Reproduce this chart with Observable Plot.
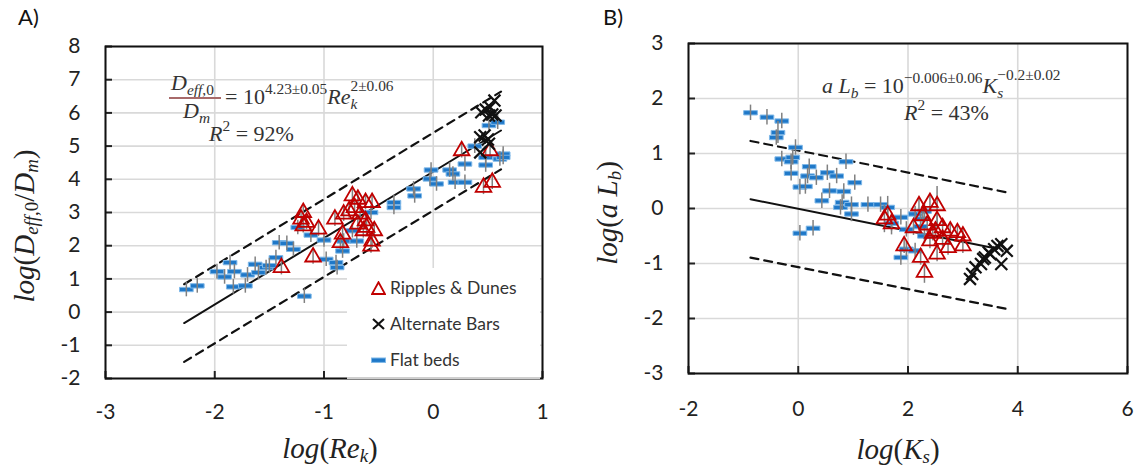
<!DOCTYPE html>
<html>
<head>
<meta charset="utf-8">
<script src="https://cdn.jsdelivr.net/npm/d3@7"></script>
<script src="https://cdn.jsdelivr.net/npm/@observablehq/plot@0.6"></script>
<style>
  body { margin: 0; background: #fff; }
  #fig { position: relative; width: 1143px; height: 469px; overflow: hidden; font-family: Lato, "Open Sans", sans-serif; }
  .panel { position: absolute; top: 0; }
  .lbl { position: absolute; white-space: nowrap; line-height: 1; }
  .tag { font-size: 22px; color: #111; }
  .math { font-family: "Liberation Serif", "DejaVu Serif", serif; color: #333; font-size: 22px; }
  .math i { font-style: italic; }
  .math sup { font-size: 0.7em; line-height: 0; vertical-align: baseline; position: relative; top: -0.62em; }
  .math sub { font-size: 0.7em; line-height: 0; vertical-align: baseline; position: relative; top: 0.3em; }
  /* stacked superscript over subscript */
  .stk { position: relative; display: inline-block; height: 1em; font-size: 0.7em; vertical-align: baseline; }
  .stk > span { position: absolute; left: 0; line-height: 1; white-space: nowrap; }
  .stk > .up { top: -0.72em; }
  .stk > .dn { top: 0.46em; }
  .axt { font-family: "Liberation Serif", "DejaVu Serif", serif; font-size: 29px; color: #222; }
  .axt i { font-style: italic; }
  .axt sub { font-size: 0.65em; line-height: 0; vertical-align: baseline; position: relative; top: 0.22em; }
  .rot { transform: translate(-50%, -50%) rotate(-90deg); }
  .ctr { transform: translate(-50%, -50%); }
  #legend { position: absolute; left: 347px; top: 268px; width: 193px; height: 109px; background: #fff; border-bottom: 2px solid #cfcfcf; }
  #legend .row { position: absolute; left: 24px; font-size: 17.5px; color: #333; display: flex; align-items: center; }
  #legend svg { margin-right: 4px; }
</style>
</head>
<body>
<div id="fig"></div>
<script>
// ---- Panel A: log(Deff,0/Dm) against log(Re_k) ----
const xTicksA = [-3, -2, -1, 0, 1];
const yTicksA = [-2, -1, 0, 1, 2, 3, 4, 5, 6, 7, 8];

// [log Re_k, log(Deff,0/Dm), half error bar (optional)]
const flatA = [
  [-2.26, 0.68], [-2.16, 0.79], [-1.98, 1.22], [-1.91, 1.06], [-1.86, 1.49], [-1.82, 1.22],
  [-1.83, 0.76], [-1.70, 1.12], [-1.72, 0.79], [-1.63, 1.44], [-1.60, 1.19], [-1.53, 1.34],
  [-1.50, 1.40], [-1.44, 1.64], [-1.41, 2.09], [-1.34, 2.07], [-1.28, 1.89], [-1.24, 2.55],
  [-1.12, 2.32], [-1.18, 0.48], [-1.00, 2.17], [-0.98, 1.59], [-0.89, 1.49], [-0.88, 1.34],
  [-0.83, 1.84], [-0.82, 2.14], [-0.74, 2.45], [-0.70, 2.14], [-0.57, 3.00], [-0.36, 3.30],
  [-0.36, 3.15], [-0.18, 3.71], [-0.17, 3.50], [-0.02, 4.28], [0.03, 3.86], [-0.03, 4.01],
  [0.15, 4.28], [0.20, 3.91], [0.18, 4.16], [0.29, 3.91], [0.29, 4.46], [0.38, 5.00],
  [0.48, 4.66], [0.48, 4.43], [0.51, 5.62], [0.59, 5.72], [0.61, 4.61], [0.64, 4.76], [0.64, 4.66]
];
const ripplesA = [
  [-1.39, 1.34], [-1.21, 2.80], [-1.19, 3.00], [-1.16, 2.70], [-1.19, 2.60], [-1.05, 2.50],
  [-1.10, 1.66], [-0.90, 2.80], [-0.85, 2.09], [-0.83, 2.35], [-0.82, 2.95], [-0.77, 3.05],
  [-0.74, 3.50], [-0.72, 3.15], [-0.69, 3.40], [-0.69, 2.65], [-0.67, 2.95], [-0.64, 2.45],
  [-0.62, 3.30], [-0.62, 2.75], [-0.61, 2.55], [-0.56, 3.30], [-0.54, 2.45], [-0.56, 2.14],
  [-0.57, 1.99], [0.26, 4.86], [0.46, 3.76], [0.54, 3.91], [0.52, 4.86]
];
const barsA = [
  [0.44, 6.02], [0.56, 6.37], [0.52, 6.17], [0.51, 5.92], [0.57, 5.92], [0.48, 6.10],
  [0.43, 5.27], [0.47, 5.32], [0.51, 5.07], [0.43, 4.81], [0.50, 5.20], [0.54, 5.95]
];
// fitted power law: log(Deff,0/Dm) = 4.23 + 2 log(Re_k), with prediction band
const fitA = { intercept: 4.23, slope: 2, band: 1.17, from: -2.28, to: 0.62 };
const errA = 0.22;

// ---- Panel B: log(a Lb) against log(K_s) ----
const xTicksB = [-2, 0, 2, 4, 6];
const yTicksB = [-3, -2, -1, 0, 1, 2, 3];

const flatB = [
  [-0.87, 1.74], [-0.57, 1.66], [-0.30, 1.59], [-0.37, 1.38, 0.2], [-0.40, 1.29], [-0.05, 1.11],
  [-0.30, 0.90], [-0.13, 0.85], [-0.10, 0.93], [-0.13, 0.64], [0.20, 0.76], [0.87, 0.85],
  [0.17, 0.59], [0.33, 0.56], [0.53, 0.65], [0.70, 0.59], [1.03, 0.47], [0.03, 0.39],
  [0.13, 0.40], [0.57, 0.32], [0.83, 0.31], [0.43, 0.14], [0.80, 0.11], [0.77, 0.02],
  [0.97, 0.07], [0.97, -0.10], [1.27, 0.07], [1.50, 0.07], [1.63, 0.02, 0.2], [0.03, -0.45],
  [0.27, -0.36], [1.70, -0.27], [1.87, -0.16], [1.97, -0.38], [2.13, -0.10], [2.23, -0.19],
  [2.30, -0.05], [2.23, -0.33], [1.97, -0.74], [2.13, -0.77], [1.87, -0.89], [2.30, -0.50]
];
const ripplesB = [
  [1.57, -0.19, 0.25], [1.63, -0.12], [2.20, 0.05], [2.40, 0.11], [2.53, 0.05, 0.35], [2.27, -0.13],
  [2.53, -0.22], [2.63, -0.35], [2.77, -0.41], [2.90, -0.44], [3.00, -0.50], [3.00, -0.68],
  [2.73, -0.71], [2.53, -0.83], [2.40, -0.59], [2.23, -0.89], [1.93, -0.68], [2.30, -1.16, 0.2],
  [2.10, -0.35], [2.50, -0.41], [2.63, -0.56], [1.70, -0.28, 0.2], [2.35, -0.30], [2.45, -0.45]
];
const barsB = [
  [3.13, -1.28], [3.17, -1.19], [3.23, -1.07], [3.33, -1.01], [3.40, -0.89], [3.47, -0.80],
  [3.57, -0.74], [3.63, -0.68], [3.70, -0.65], [3.80, -0.77], [3.70, -1.01], [3.50, -0.83], [3.37, -0.92]
];
// fitted power law: log(a Lb) = -0.006 - 0.2 log(K_s), with prediction band
const fitB = { intercept: -0.006, slope: -0.2, band: 1.06, from: -0.87, to: 3.63, bandTo: 3.8 };
const errB = 0.14;

// ---- styling ----
const BLUE = "#1f78c8", RED = "#c00000", GRID = "#d9d9d9", ERR = "#808080";

// horizontal bar symbol used for the flat-bed runs
const dash = {
  draw(ctx, size) {
    const r = Math.sqrt(size / Math.PI);
    ctx.moveTo(-1.9 * r, -0.6 * r);
    ctx.lineTo(1.9 * r, -0.6 * r);
    ctx.lineTo(1.9 * r, 0.6 * r);
    ctx.lineTo(-1.9 * r, 0.6 * r);
    ctx.closePath();
  }
};

const rows = (arr, e) => arr.map(([x, y, err]) => ({ x, y, e: err ?? e }));
const fitLine = (f, x0, x1, off = 0) =>
  [x0, x1].map(x => ({ x, y: f.intercept + f.slope * x + off }));

function panel({ width, margins, xDomain, yDomain, xTicks, yTicks, flat, ripples, bars, fit, err, xPad }) {
  const fmt = d => String(d);
  const fl = rows(flat, err), rp = rows(ripples, err), br = rows(bars, err);
  const bandTo = fit.bandTo ?? fit.to;
  return Plot.plot({
    width, height: 469,
    ...margins,
    x: { domain: xDomain },
    y: { domain: yDomain },
    style: { fontFamily: "Lato, 'Open Sans', sans-serif", background: "transparent", overflow: "visible" },
    marks: [
      Plot.gridX(xTicks, { stroke: GRID, strokeOpacity: 1, strokeWidth: 1.6 }),
      Plot.gridY(yTicks, { stroke: GRID, strokeOpacity: 1, strokeWidth: 1.6 }),
      Plot.axisX(xTicks, { tickSize: 0, tickPadding: xPad, tickFormat: fmt, label: null, fontSize: 21, fill: "#222" }),
      Plot.axisY(yTicks, { tickSize: 0, tickPadding: 25, tickFormat: fmt, label: null, fontSize: 21, fill: "#222" }),
      Plot.axisY(yTicks, { tickSize: -7, tickFormat: () => "", label: null, stroke: "#222", strokeWidth: 2 }),
      Plot.axisX(xTicks, { tickSize: -7, tickFormat: () => "", label: null, stroke: "#222", strokeWidth: 2 }),
      Plot.line(fitLine(fit, fit.from, bandTo, fit.band), { x: "x", y: "y", stroke: "#111", strokeWidth: 2.2, strokeDasharray: "8,6" }),
      Plot.line(fitLine(fit, fit.from, bandTo, -fit.band), { x: "x", y: "y", stroke: "#111", strokeWidth: 2.2, strokeDasharray: "8,6" }),
      Plot.line(fitLine(fit, fit.from, fit.to), { x: "x", y: "y", stroke: "#111", strokeWidth: 2 }),
      Plot.dot(fl, { x: "x", y: "y", r: 3.6, symbol: dash, fill: BLUE, stroke: "#7fb8e8", strokeWidth: 1 }),
      Plot.ruleX(fl, { x: "x", y1: d => d.y - d.e, y2: d => d.y + d.e, stroke: ERR, strokeWidth: 1.5 }),
      Plot.ruleX(rp, { x: "x", y1: d => d.y - d.e, y2: d => d.y + d.e, stroke: ERR, strokeWidth: 1.5 }),
      Plot.dot(rp, { x: "x", y: "y", r: 5.8, symbol: "triangle", fill: "none", stroke: RED, strokeWidth: 1.8 }),
      Plot.dot(br, { x: "x", y: "y", r: 5.5, symbol: "times", stroke: "#111", strokeWidth: 2.2 }),
      Plot.frame({ stroke: "#111", strokeWidth: 2 })
    ]
  });
}

const fig = document.getElementById("fig");

const plotA = panel({
  width: 571,
  margins: { marginLeft: 105, marginRight: 29, marginTop: 46, marginBottom: 91 },
  xDomain: [-3, 1], yDomain: [-2, 8], xTicks: xTicksA, yTicks: yTicksA,
  flat: flatA, ripples: ripplesA, bars: barsA, fit: fitA, err: errA, xPad: 26
});
plotA.classList.add("panel");
plotA.style.left = "0px";
fig.appendChild(plotA);

const plotB = panel({
  width: 572,
  margins: { marginLeft: 117, marginRight: 16, marginTop: 43, marginBottom: 96 },
  xDomain: [-2, 6], yDomain: [-3, 3], xTicks: xTicksB, yTicks: yTicksB,
  flat: flatB, ripples: ripplesB, bars: barsB, fit: fitB, err: errB, xPad: 28
});
plotB.classList.add("panel");
plotB.style.left = "571px";
fig.appendChild(plotB);

// ---- text: panel tags, fit equations, axis titles, legend ----
fig.insertAdjacentHTML("beforeend", `
  <div class="lbl tag" style="left:18px;top:6px;">A)</div>
  <div class="lbl tag" style="left:603px;top:6px;">B)</div>

  <div class="lbl math" style="left:171px;top:72px;"><i>D</i><sub><i>eff</i>,0</sub></div>
  <div style="position:absolute;left:169px;top:97px;width:52px;height:1.5px;background:#a86a6a;"></div>
  <div class="lbl math" style="left:183px;top:100px;"><i>D</i><sub><i>m</i></sub></div>
  <div class="lbl math" style="left:225px;top:86px;">= 10<sup>4.23±0.05</sup><i>Re</i><span class="stk"><span class="up">2±0.06</span><span class="dn"><i>k</i></span></span></div>
  <div class="lbl math" style="left:209px;top:123px;"><i>R</i><sup>2</sup> = 92%</div>

  <div class="lbl math" style="left:822px;top:75px;"><i>a L</i><sub><i>b</i></sub> = 10<sup>−0.006±0.06</sup><i>K</i><span class="stk"><span class="up">−0.2±0.02</span><span class="dn"><i>s</i></span></span></div>
  <div class="lbl math" style="left:904px;top:102px;"><i>R</i><sup>2</sup> = 43%</div>

  <div class="lbl axt ctr" style="left:330px;top:448px;"><i>log</i>(<i>Re</i><sub><i>k</i></sub>)</div>
  <div class="lbl axt rot" style="left:24px;top:226px;"><i>log</i>(<i>D</i><sub><i>eff</i>,0</sub>/<i>D</i><sub><i>m</i></sub>)</div>
  <div class="lbl axt ctr" style="left:898px;top:449px;"><i>log</i>(<i>K</i><sub><i>s</i></sub>)</div>
  <div class="lbl axt rot" style="left:607px;top:213px;"><i>log</i>(<i>a L</i><sub><i>b</i></sub>)</div>

  <div id="legend">
    <div class="row" style="top:9px;"><svg width="15" height="14"><path d="M7.5 1.2 L14 13 L1 13 Z" fill="none" stroke="${RED}" stroke-width="1.8"/></svg>Ripples &amp; Dunes</div>
    <div class="row" style="top:45px;"><svg width="15" height="14"><path d="M2 2 L13 12 M13 2 L2 12" stroke="#111" stroke-width="2.2"/></svg>Alternate Bars</div>
    <div class="row" style="top:81px;"><svg width="15" height="14"><rect x="0.5" y="5" width="14" height="4.4" fill="${BLUE}" stroke="#7fb8e8" stroke-width="1"/></svg>Flat beds</div>
  </div>
`);

// give each stacked script block the width of its wider line
document.querySelectorAll(".stk").forEach(s => {
  const w = Math.max(...[...s.children].map(c => c.getBoundingClientRect().width));
  s.style.width = `${Math.ceil(w)}px`;
});
</script>
</body>
</html>
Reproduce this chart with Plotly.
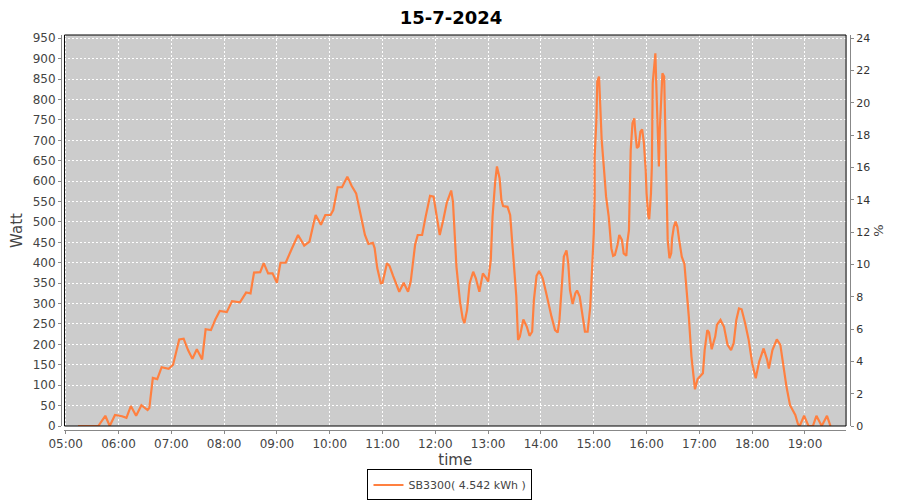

+ + + + +

> [Required work] In the records above, locate each line with the word "chart". Copy all such lines.

> [Solution to this exercise]
Reproduce this chart with Observable Plot.
Reproduce this chart with Plotly.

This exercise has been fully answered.